──────── GIVEN RECORDS
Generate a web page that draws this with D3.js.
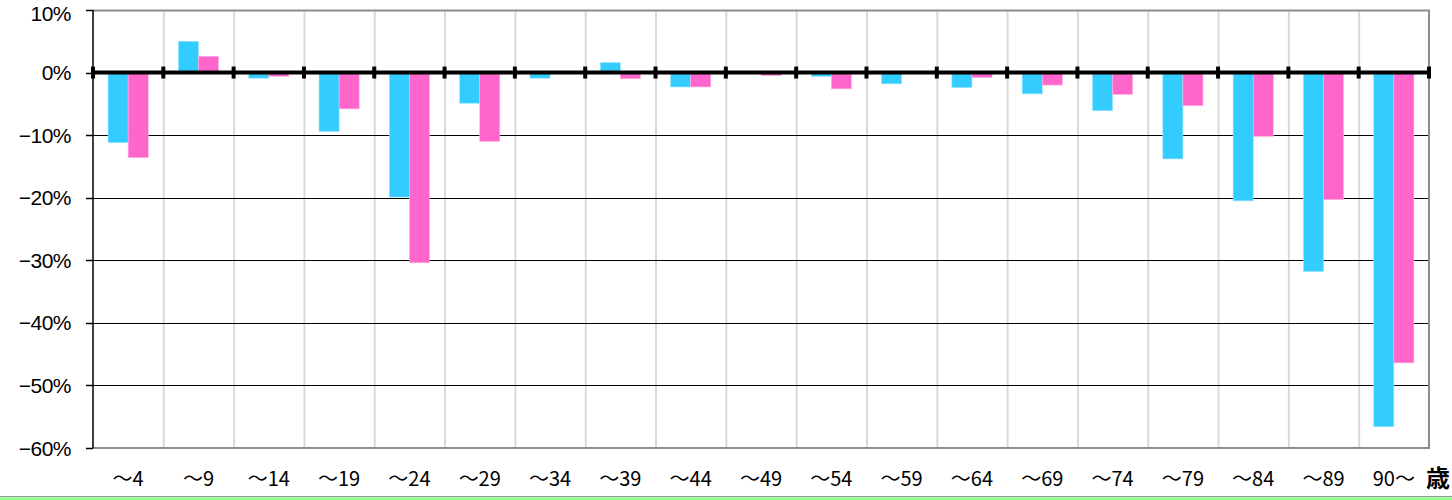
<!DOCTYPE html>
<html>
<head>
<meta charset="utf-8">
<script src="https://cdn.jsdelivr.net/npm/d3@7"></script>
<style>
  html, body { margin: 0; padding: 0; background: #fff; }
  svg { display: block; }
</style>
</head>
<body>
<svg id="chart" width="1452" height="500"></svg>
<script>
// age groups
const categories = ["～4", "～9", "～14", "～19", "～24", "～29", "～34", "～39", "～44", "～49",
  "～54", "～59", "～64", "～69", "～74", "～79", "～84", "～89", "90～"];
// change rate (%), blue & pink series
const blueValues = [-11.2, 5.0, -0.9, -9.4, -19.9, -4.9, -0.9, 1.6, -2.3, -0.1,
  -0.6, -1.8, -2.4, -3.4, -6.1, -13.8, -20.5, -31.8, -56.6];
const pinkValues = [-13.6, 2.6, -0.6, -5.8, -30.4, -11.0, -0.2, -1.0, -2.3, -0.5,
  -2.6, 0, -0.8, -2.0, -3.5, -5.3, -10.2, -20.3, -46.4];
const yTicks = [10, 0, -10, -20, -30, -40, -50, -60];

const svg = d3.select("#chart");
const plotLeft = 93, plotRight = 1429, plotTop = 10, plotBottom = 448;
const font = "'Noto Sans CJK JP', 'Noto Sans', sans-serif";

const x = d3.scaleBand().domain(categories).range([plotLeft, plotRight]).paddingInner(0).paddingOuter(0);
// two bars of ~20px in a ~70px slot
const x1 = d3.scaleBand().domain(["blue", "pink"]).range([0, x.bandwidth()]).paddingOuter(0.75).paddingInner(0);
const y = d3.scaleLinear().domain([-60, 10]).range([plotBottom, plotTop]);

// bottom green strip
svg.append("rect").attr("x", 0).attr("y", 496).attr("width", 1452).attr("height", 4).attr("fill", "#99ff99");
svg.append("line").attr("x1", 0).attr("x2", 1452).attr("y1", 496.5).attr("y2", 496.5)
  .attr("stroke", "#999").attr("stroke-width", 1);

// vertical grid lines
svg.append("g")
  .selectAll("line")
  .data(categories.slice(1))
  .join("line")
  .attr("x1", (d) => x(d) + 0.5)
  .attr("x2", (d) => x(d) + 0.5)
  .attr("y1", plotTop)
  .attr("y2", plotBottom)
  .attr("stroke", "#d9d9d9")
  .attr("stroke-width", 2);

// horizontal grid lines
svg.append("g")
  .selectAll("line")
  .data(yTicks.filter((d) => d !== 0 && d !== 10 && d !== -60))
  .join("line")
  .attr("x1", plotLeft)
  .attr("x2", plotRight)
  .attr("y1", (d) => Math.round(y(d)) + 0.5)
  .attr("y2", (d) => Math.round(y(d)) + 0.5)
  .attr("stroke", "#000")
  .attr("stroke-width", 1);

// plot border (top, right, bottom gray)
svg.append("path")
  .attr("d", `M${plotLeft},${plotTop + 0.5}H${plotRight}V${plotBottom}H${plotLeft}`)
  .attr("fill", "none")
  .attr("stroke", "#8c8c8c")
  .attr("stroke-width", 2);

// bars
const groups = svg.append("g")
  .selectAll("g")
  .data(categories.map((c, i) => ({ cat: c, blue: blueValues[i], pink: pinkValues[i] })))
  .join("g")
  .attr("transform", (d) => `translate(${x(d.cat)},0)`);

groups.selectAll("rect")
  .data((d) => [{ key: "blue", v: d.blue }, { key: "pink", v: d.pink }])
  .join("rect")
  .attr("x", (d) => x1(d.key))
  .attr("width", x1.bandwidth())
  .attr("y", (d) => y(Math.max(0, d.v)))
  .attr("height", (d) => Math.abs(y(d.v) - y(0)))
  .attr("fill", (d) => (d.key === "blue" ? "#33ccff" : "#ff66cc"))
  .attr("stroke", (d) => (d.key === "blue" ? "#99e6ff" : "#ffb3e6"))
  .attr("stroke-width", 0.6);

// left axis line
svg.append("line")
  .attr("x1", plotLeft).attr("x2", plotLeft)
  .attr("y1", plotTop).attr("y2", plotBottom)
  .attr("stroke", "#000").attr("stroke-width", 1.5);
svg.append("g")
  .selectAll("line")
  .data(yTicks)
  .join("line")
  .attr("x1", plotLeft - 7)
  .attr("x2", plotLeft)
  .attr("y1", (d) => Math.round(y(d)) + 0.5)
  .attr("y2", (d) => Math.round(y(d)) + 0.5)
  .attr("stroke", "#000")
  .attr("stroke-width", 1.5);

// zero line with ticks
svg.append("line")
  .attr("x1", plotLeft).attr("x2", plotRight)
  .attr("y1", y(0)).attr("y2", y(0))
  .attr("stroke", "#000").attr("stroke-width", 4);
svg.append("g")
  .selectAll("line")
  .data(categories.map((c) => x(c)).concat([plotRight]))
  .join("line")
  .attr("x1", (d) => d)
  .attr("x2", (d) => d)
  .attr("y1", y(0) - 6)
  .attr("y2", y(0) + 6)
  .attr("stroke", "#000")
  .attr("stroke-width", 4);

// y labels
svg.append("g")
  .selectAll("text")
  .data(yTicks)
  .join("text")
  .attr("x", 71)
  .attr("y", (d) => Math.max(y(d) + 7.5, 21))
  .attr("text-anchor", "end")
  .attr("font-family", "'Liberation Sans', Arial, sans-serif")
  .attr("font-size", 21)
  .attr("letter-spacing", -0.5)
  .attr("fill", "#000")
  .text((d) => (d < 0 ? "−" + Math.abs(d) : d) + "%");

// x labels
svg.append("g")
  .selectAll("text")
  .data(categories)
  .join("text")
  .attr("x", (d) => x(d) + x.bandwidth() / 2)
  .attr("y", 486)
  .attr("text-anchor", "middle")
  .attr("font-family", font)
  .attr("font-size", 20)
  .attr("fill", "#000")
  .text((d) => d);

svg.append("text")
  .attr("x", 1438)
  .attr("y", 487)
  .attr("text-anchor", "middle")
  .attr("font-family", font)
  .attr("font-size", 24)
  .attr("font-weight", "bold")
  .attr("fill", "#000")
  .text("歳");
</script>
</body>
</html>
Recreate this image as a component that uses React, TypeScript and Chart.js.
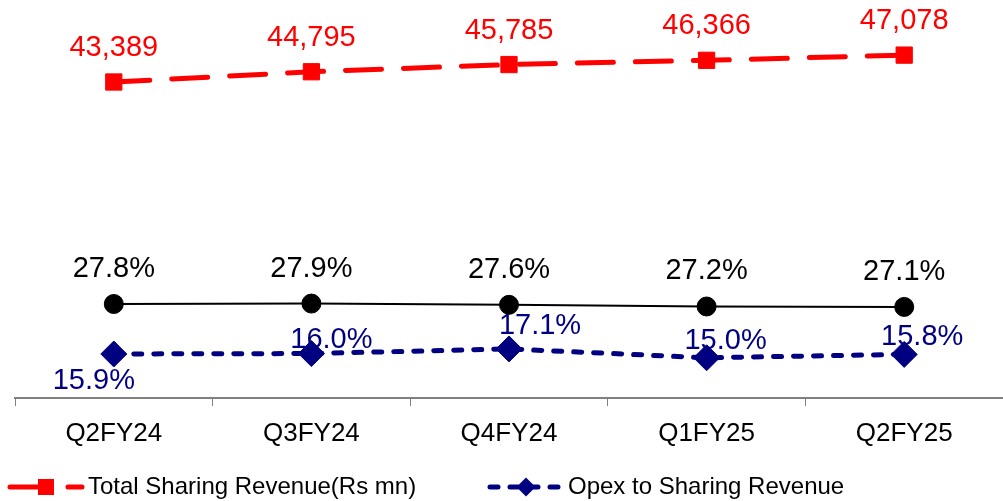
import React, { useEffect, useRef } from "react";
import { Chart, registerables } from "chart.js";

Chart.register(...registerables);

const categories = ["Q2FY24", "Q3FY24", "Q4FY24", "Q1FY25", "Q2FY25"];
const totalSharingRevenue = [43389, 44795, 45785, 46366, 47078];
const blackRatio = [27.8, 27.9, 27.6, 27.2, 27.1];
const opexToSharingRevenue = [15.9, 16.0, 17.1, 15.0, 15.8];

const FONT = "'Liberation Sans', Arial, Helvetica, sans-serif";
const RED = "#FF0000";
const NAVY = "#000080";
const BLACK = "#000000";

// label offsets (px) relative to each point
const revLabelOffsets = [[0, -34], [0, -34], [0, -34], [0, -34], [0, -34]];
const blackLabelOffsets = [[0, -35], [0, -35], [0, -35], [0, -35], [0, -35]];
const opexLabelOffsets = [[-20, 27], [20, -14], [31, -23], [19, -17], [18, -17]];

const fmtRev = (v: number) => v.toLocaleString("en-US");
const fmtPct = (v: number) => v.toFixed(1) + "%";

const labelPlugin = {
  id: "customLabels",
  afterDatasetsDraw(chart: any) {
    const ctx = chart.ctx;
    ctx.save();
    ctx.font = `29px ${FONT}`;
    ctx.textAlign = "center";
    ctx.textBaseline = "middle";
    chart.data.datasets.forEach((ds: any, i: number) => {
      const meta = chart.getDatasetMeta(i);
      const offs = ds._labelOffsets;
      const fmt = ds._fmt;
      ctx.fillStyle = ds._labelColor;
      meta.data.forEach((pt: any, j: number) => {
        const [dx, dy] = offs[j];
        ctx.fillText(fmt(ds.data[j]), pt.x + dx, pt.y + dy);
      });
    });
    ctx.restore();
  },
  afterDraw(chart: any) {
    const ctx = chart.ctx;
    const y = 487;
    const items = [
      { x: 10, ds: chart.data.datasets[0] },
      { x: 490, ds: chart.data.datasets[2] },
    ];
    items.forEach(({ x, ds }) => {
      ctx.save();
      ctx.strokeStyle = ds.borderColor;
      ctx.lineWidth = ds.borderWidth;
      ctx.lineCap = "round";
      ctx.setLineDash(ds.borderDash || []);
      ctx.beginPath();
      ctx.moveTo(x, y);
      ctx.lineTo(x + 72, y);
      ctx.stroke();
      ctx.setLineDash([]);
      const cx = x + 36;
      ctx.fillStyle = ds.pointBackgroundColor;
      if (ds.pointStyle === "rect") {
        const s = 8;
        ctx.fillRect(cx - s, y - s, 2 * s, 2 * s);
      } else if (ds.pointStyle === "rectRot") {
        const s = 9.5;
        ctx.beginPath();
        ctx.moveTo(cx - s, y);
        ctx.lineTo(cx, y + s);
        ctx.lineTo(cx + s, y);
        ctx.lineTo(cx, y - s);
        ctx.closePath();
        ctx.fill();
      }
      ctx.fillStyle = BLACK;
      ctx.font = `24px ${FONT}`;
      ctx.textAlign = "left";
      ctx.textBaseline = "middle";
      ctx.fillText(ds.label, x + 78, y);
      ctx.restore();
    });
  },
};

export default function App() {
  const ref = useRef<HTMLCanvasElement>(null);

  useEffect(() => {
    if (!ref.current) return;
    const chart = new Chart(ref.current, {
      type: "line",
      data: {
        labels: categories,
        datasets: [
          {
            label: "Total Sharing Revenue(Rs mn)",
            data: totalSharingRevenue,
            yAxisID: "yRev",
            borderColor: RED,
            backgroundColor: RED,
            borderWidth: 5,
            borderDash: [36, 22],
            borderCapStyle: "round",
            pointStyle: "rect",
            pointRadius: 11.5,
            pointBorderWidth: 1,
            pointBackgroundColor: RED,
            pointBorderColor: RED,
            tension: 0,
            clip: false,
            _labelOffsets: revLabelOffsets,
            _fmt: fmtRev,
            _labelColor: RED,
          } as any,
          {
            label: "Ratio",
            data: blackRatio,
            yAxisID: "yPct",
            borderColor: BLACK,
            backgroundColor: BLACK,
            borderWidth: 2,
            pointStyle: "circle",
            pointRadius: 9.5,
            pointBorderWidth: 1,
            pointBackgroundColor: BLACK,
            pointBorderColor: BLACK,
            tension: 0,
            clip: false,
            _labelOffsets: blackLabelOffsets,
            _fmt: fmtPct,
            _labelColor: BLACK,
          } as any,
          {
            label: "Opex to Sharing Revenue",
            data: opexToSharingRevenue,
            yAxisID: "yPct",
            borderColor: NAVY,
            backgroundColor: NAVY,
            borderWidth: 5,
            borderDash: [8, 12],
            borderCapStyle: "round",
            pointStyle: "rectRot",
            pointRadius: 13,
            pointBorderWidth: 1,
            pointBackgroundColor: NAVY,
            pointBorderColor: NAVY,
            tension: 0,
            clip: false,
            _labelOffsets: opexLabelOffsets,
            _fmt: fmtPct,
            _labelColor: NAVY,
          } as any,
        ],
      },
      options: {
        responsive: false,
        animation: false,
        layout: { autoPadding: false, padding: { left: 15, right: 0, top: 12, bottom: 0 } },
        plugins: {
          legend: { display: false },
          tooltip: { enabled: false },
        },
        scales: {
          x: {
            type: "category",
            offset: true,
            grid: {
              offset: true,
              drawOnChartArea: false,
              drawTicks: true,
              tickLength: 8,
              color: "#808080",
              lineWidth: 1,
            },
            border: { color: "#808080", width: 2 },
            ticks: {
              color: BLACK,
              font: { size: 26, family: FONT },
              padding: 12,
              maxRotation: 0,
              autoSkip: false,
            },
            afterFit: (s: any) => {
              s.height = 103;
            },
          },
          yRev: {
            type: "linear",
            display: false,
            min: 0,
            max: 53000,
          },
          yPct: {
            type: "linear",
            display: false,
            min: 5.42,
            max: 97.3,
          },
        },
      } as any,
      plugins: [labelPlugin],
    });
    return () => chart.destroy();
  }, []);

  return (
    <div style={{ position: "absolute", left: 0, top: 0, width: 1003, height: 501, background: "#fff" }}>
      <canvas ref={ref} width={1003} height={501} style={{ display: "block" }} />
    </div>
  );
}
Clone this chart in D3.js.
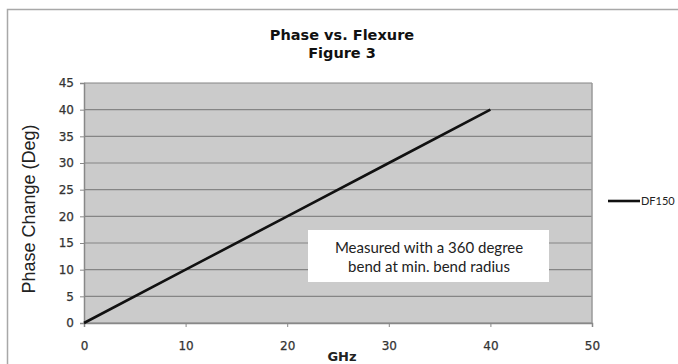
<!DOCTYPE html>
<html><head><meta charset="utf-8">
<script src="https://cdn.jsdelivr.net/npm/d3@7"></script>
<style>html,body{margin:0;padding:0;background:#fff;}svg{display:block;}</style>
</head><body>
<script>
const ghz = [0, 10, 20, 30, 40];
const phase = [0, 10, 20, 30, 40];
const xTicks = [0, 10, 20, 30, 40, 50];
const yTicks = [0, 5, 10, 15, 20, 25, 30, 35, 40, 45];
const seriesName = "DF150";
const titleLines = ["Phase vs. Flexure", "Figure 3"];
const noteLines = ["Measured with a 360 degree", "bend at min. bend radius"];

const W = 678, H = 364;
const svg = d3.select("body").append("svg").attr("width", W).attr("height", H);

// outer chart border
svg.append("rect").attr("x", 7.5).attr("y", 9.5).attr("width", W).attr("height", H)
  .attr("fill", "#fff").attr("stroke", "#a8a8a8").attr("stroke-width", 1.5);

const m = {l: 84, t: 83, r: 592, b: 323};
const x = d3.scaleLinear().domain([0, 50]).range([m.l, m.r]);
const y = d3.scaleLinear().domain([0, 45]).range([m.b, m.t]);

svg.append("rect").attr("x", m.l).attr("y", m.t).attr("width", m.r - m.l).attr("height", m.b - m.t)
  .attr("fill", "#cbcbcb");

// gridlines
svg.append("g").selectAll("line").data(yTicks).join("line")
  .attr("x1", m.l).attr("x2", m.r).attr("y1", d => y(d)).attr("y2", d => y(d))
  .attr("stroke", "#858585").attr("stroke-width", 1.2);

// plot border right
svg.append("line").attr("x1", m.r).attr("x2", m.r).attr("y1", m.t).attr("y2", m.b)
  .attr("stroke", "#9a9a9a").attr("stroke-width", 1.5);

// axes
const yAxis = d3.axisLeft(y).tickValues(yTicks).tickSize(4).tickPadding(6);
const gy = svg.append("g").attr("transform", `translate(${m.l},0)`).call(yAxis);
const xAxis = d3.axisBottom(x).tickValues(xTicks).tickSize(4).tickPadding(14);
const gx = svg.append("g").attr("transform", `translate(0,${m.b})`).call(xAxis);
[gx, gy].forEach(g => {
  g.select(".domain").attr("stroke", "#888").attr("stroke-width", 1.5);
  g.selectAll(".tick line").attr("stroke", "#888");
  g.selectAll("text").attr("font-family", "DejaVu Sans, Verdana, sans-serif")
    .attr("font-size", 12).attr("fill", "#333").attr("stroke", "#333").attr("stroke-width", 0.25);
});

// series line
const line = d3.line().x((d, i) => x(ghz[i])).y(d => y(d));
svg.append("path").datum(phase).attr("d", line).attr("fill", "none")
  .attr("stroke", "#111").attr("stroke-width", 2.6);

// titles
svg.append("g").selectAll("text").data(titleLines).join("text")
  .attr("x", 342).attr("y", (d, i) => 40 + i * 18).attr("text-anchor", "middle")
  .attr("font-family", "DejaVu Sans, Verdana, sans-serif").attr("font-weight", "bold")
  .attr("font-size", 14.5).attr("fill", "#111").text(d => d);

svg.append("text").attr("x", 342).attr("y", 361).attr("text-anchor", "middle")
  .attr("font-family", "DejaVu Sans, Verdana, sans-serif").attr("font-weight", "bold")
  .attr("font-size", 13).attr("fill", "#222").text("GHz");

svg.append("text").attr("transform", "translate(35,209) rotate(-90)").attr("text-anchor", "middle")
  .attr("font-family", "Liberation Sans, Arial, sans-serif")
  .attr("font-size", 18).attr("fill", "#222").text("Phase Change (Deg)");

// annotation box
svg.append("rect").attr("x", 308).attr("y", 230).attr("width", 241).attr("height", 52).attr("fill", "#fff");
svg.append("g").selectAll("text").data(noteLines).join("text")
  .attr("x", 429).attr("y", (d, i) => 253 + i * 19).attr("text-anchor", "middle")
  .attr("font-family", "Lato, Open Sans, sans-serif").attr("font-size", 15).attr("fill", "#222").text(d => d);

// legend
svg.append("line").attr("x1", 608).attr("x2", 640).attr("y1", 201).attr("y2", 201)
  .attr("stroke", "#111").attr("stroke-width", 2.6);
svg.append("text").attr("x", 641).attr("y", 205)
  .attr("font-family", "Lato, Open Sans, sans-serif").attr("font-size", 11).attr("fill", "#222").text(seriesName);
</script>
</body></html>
────────────────
__EXERCISE TASK__
Reproduce the data above exactly, but only from the line containing "Recreate this image" through the line containing "const fmtPct = (v: number)"; skip the pictures.

__EXERCISE SOLUTION__
Recreate this image as a component that uses React, TypeScript and Chart.js.
import React, { useEffect, useRef } from "react";
import { Chart, registerables } from "chart.js";

Chart.register(...registerables);

const categories = ["Q2FY24", "Q3FY24", "Q4FY24", "Q1FY25", "Q2FY25"];
const totalSharingRevenue = [43389, 44795, 45785, 46366, 47078];
const blackRatio = [27.8, 27.9, 27.6, 27.2, 27.1];
const opexToSharingRevenue = [15.9, 16.0, 17.1, 15.0, 15.8];

const FONT = "'Liberation Sans', Arial, Helvetica, sans-serif";
const RED = "#FF0000";
const NAVY = "#000080";
const BLACK = "#000000";

// label offsets (px) relative to each point
const revLabelOffsets = [[0, -34], [0, -34], [0, -34], [0, -34], [0, -34]];
const blackLabelOffsets = [[0, -35], [0, -35], [0, -35], [0, -35], [0, -35]];
const opexLabelOffsets = [[-20, 27], [20, -14], [31, -23], [19, -17], [18, -17]];

const fmtRev = (v: number) => v.toLocaleString("en-US");
const fmtPct = (v: number) => v.toFixed(1) + "%";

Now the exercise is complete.